Workers can expect a 1.25% increase to their National Insurance (NI) payments, in order to increase funding for social care.
Prime Minister Boris Johnson is set to announce plans to increase National Insurance, to resolve the issue of social care funding and to help the NHS cope with patient backlogs caused by the pandemic.
The Prime Minister is also set to announce tax hike on share dividends.
What does this mean for your finances?
A 1.25% increase in National Insurance will leave most workers paying more tax. This means the amount of money you take home each month will drop. Here is how it will affect different earnings levels:
- For a salary of £25,000, this would mean an additional £193 per year
- For a salary of £35,000, this would mean an additional £318 per year
- For a salary of £50,000, this would mean an additional £818 per year
Caroline Stark, a marketing executive at accountancy firm Ridgefield consulting, commented: “Raising NI is wrong and regressive, placing a grossly disproportionate burden on society’s youngest and lowest earners.

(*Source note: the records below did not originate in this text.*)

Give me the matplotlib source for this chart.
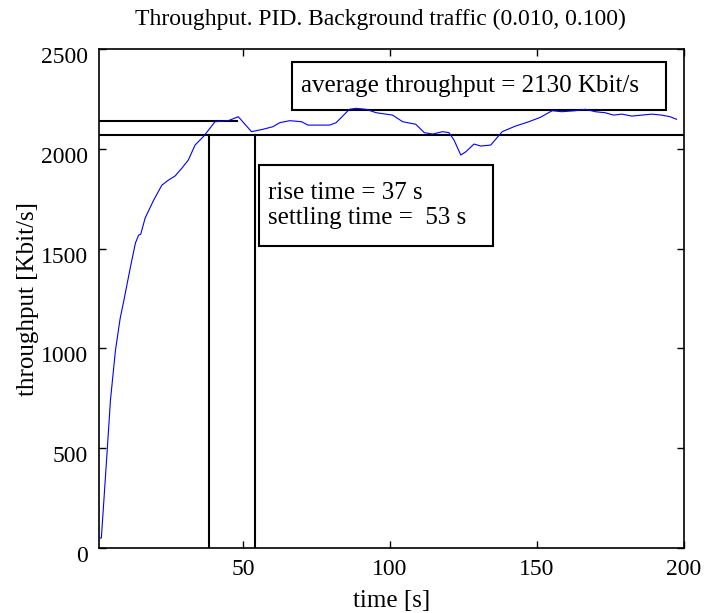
import matplotlib
matplotlib.use("Agg")
import matplotlib.pyplot as plt
from matplotlib.patches import Rectangle
from matplotlib.transforms import ScaledTranslation

plt.rcParams['font.family'] = ['Liberation Serif', 'DejaVu Serif']

time_s = [1, 1.8, 2.4, 3.8, 4.9, 6.6, 8.2, 9.6, 11.7, 13.4, 14.5, 15.2, 16.7, 19.6, 22.4, 24.6,
          26.9, 29.2, 31.4, 33.7, 36.5, 38.8, 40.5, 45, 48.4, 52.9, 56.8, 60.2, 62.5,
          65.9, 69.9, 72.1, 79.5, 81.7, 86.2, 88.5, 91.9, 95.3, 100.9, 104.3, 108.8,
          111.7, 114.5, 117.9, 120.1, 121.8, 124.1, 125.8, 128.6, 130.9, 134.3, 138.2,
          142.7, 147.3, 151.2, 155.2, 158.5, 163.1, 166.5, 169.9, 173.2, 176.1, 178.9,
          182.3, 185.7, 189.1, 192.4, 195.3, 197.5]
throughput = [50, 50, 180, 490, 740, 990, 1150, 1250, 1408, 1528, 1568, 1572, 1653, 1743, 1818, 1843,
              1864, 1903, 1944, 2019, 2061, 2104, 2136, 2141, 2161, 2086, 2098, 2111, 2131,
              2141, 2136, 2119, 2119, 2131, 2198, 2203, 2198, 2181, 2169, 2136, 2123,
              2081, 2074, 2086, 2081, 2044, 1969, 1985, 2024, 2014, 2019, 2086,
              2114, 2136, 2158, 2191, 2186, 2191, 2198, 2186, 2181, 2169, 2174,
              2164, 2169, 2174, 2169, 2161, 2148]

rise_level = 2140
rise_level_end = 48
band_level = 2070
rise_time = 38.5
settling_time = 54
avg_text = "average throughput = 2130 Kbit/s"
rise_text = "rise time = 37 s\nsettling time =  53 s"

fig = plt.figure(figsize=(7.05, 6.13), dpi=100)
ax = fig.add_axes([0.1404, 0.106, 0.8296, 0.814])

ax.plot(time_s, throughput, color='#0000ff', lw=0.8, zorder=5)
ax.plot([1, rise_level_end], [rise_level, rise_level], color='black', lw=1.5)
ax.axhline(band_level, color='black', lw=1.5)
ax.plot([rise_time, rise_time], [0, band_level], color='black', lw=1.5)
ax.plot([settling_time, settling_time], [0, band_level], color='black', lw=1.5)

# annotation boxes
ax.add_patch(Rectangle((66.6, 2194), 194.0 - 66.6, 2435 - 2194, fc='white', ec='black', lw=1.5, zorder=3))
ax.add_patch(Rectangle((55.4, 1513), 135.1 - 55.4, 1919 - 1513, fc='white', ec='black', lw=1.5, zorder=3))
ax.text(69.8, 2315, avg_text, fontsize=18, va='center', ha='left', zorder=4)
ax.text(58.6, 1716, rise_text, fontsize=18, va='center', ha='left', linespacing=1.15, zorder=4)

ax.set_xlim(1, 200)
ax.set_ylim(0, 2500)
ax.set_xticks([50, 100, 150, 200])
ax.set_yticks([0, 500, 1000, 1500, 2000, 2500])
ax.tick_params(direction='in', top=True, right=True, labelsize=17, length=5, width=1)
ax.tick_params(axis='x', pad=8)
ax.tick_params(axis='y', pad=8)
for s in ax.spines.values():
    s.set_linewidth(1.2)

ax.set_title("Throughput. PID. Background traffic (0.010, 0.100)", fontsize=17, pad=17, x=0.482)
ax.set_xlabel("time [s]", fontsize=18, labelpad=7)
ax.set_ylabel("throughput [Kbit/s]", fontsize=18, labelpad=1.5)

fig.canvas.draw()
off = ScaledTranslation(0, -6 / 100, fig.dpi_scale_trans)
for t in ax.yaxis.get_major_ticks():
    t.label1.set_transform(t.label1.get_transform() + off)

fig.savefig("out.png", dpi=100)
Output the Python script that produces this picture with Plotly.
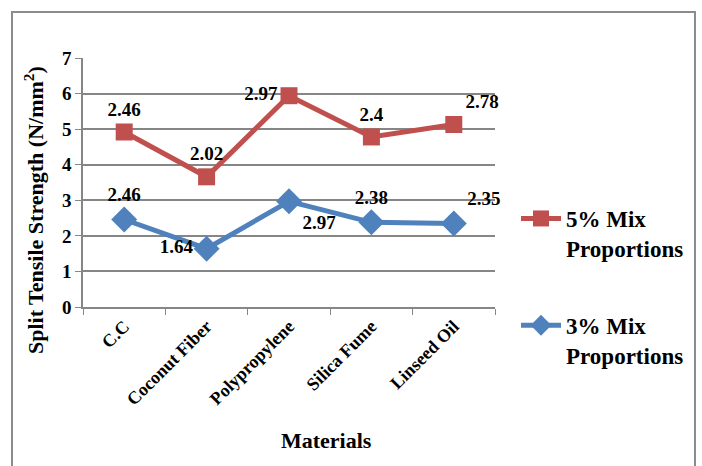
import plotly.graph_objects as go

# Split tensile strength (N/mm^2) per admixture material
materials = ["C.C", "Coconut Fiber", "Polypropylene", "Silica Fume", "Linseed Oil"]
mix_3pct = [2.46, 1.64, 2.97, 2.38, 2.35]
mix_5pct = [2.46, 2.02, 2.97, 2.40, 2.78]

FONT = "Liberation Serif, Times New Roman, serif"
RED = "#C0504D"
BLUE = "#4F81BD"


def bold(s):
    return "<br>".join(f"<b>{part}</b>" for part in s.split("<br>"))


fig = go.Figure()

# Stacked line series: the 5% series sits on top of the 3% series
fig.add_trace(go.Scatter(
    x=materials, y=mix_3pct, name=bold("3% Mix<br>Proportions"),
    legendgroup="p3", legendrank=2,
    stackgroup="mix", fill="none", mode="lines+markers+text",
    line=dict(color=BLUE, width=5),
    marker=dict(symbol="diamond", size=20, color=BLUE),
    text=[f"{v:g}" for v in mix_3pct], texttemplate="<b>%{text}</b>",
    textposition=["top center", "middle left", "bottom right", "top center", "top right"],
    textfont=dict(family=FONT, size=19, color="black"),
    cliponaxis=False,
))
fig.add_trace(go.Scatter(
    x=materials, y=mix_5pct, name=bold("5% Mix<br>Proportions"),
    legendgroup="p5", legendrank=1,
    stackgroup="mix", fill="none", mode="lines+markers+text",
    line=dict(color=RED, width=5),
    marker=dict(symbol="square", size=17, color=RED),
    text=[f"{v:g}" for v in mix_5pct], texttemplate="<b>%{text}</b>",
    textposition=["top center", "top center", "middle left", "top center", "top right"],
    textfont=dict(family=FONT, size=19, color="black"),
    cliponaxis=False,
))

# Plot area geometry in pixels (used for the outer frame and annotations)
L, R, T, B = 83, 207, 58, 159
W, H = 702, 466
pw, ph = W - L - R, H - T - B

fig.update_layout(
    width=W, height=H,
    margin=dict(l=L, r=R, t=T, b=B),
    paper_bgcolor="white", plot_bgcolor="white",
    font=dict(family=FONT, size=18, color="black"),
    showlegend=True,
    legend=dict(
        x=(516 - L) / pw, y=(307 - 197) / ph, xanchor="left", yanchor="top",
        traceorder="grouped", tracegroupgap=44, valign="top",
        font=dict(family=FONT, size=23, color="black"),
        itemwidth=40, bgcolor="rgba(0,0,0,0)",
    ),
    xaxis=dict(
        type="category", range=[-0.5, 4.5],
        tickvals=materials, ticktext=[f"<b>{m}</b>" for m in materials],
        showline=True, linecolor="#868686", linewidth=1.5,
        ticks="outside", tickson="boundaries", ticklen=6, tickcolor="#868686",
        tickangle=-45, tickfont=dict(family=FONT, size=18, color="black"),
        showgrid=False,
    ),
    yaxis=dict(
        range=[0, 7],
        tickvals=list(range(8)), ticktext=[f"<b>{i}</b>" for i in range(8)],
        showline=True, linecolor="#868686", linewidth=1.5,
        ticks="outside", ticklen=6, tickcolor="#868686",
        tickfont=dict(family=FONT, size=19, color="black"),
        showgrid=True, gridcolor="#868686", gridwidth=1.5,
        zeroline=False,
    ),
    annotations=[
        dict(text="<b>Split Tensile Strength (N/mm<sup>2</sup>)</b>",
             xref="paper", yref="paper",
             x=(34 - L) / pw, y=(307 - 210) / ph,
             xanchor="center", yanchor="middle", textangle=-90,
             showarrow=False, font=dict(family=FONT, size=22, color="black")),
        dict(text="<b>Materials</b>", xref="paper", yref="paper",
             x=(326 - L) / pw, y=(307 - 440) / ph,
             xanchor="center", yanchor="middle",
             showarrow=False, font=dict(family=FONT, size=22, color="black")),
    ],
    shapes=[
        dict(type="rect", xref="paper", yref="paper",
             x0=(12 - L) / pw, x1=(695 - L) / pw,
             y0=(307 - 480) / ph, y1=(307 - 12) / ph,
             line=dict(color="#8C8C8C", width=2), fillcolor="rgba(0,0,0,0)",
             layer="below"),
    ],
)

fig.write_html("out.html")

“You pay National Insurance of 12% on any earnings between £9,000 and £50,000. Above £50,000 you only pay 2%. This is simply not fair!
“They should remove the Upper Earnings Limit on NICs.”
Why is National Insurance increasing?
These plans are designed to help fund the social care system for disabled or elderly people. Care services help the vulnerable to perform daily tasks and activities with the support of social workers.
“One-in-seven people pay £100,000 or more for their social care, so in my view that nettle has to be grasped,” vaccines minister Nadhim Zahawi said in an interview with the BBC.
The tax increase could also help grow hospital capacity in England to 110% of its current level, according to the BBC.
This increase sparked a backlash from Conservatives, and other members of the public.
Andrew Sherville, retired, said: “We are being clobbered at a local level with 3% per annum (Kingston) increases in Council Tax and now additional NI.
“Fix the system and fund it accordingly. Stop pouring money into a broken system.”
Who will be most affected by this increase?
The Health and Social Care levy based on the National Insurance contributions will start from April 1, 2022. It will cover earned income and those working past state pension age.
“Today’s announcement was widely trailed and attracted criticism for placing the burden of dealing with the social care crisis on the shoulders of younger working generations,” said Helen Morrissey, senior pension and retirement analyst at Hargreaves Lansdown.
Helen Thornley, ATT technical officer from the Association of Taxation Technicians said: “It’s targeting people who are employed, and it’s targeting people who get income from dividends.
“That’s typically people who run their own company and will take their income through a dividend. But it’s not going to pick up a landlord, because national insurance doesn’t apply to rental income. And it’s not going to pick up pension income because it doesn’t apply to pensioners.”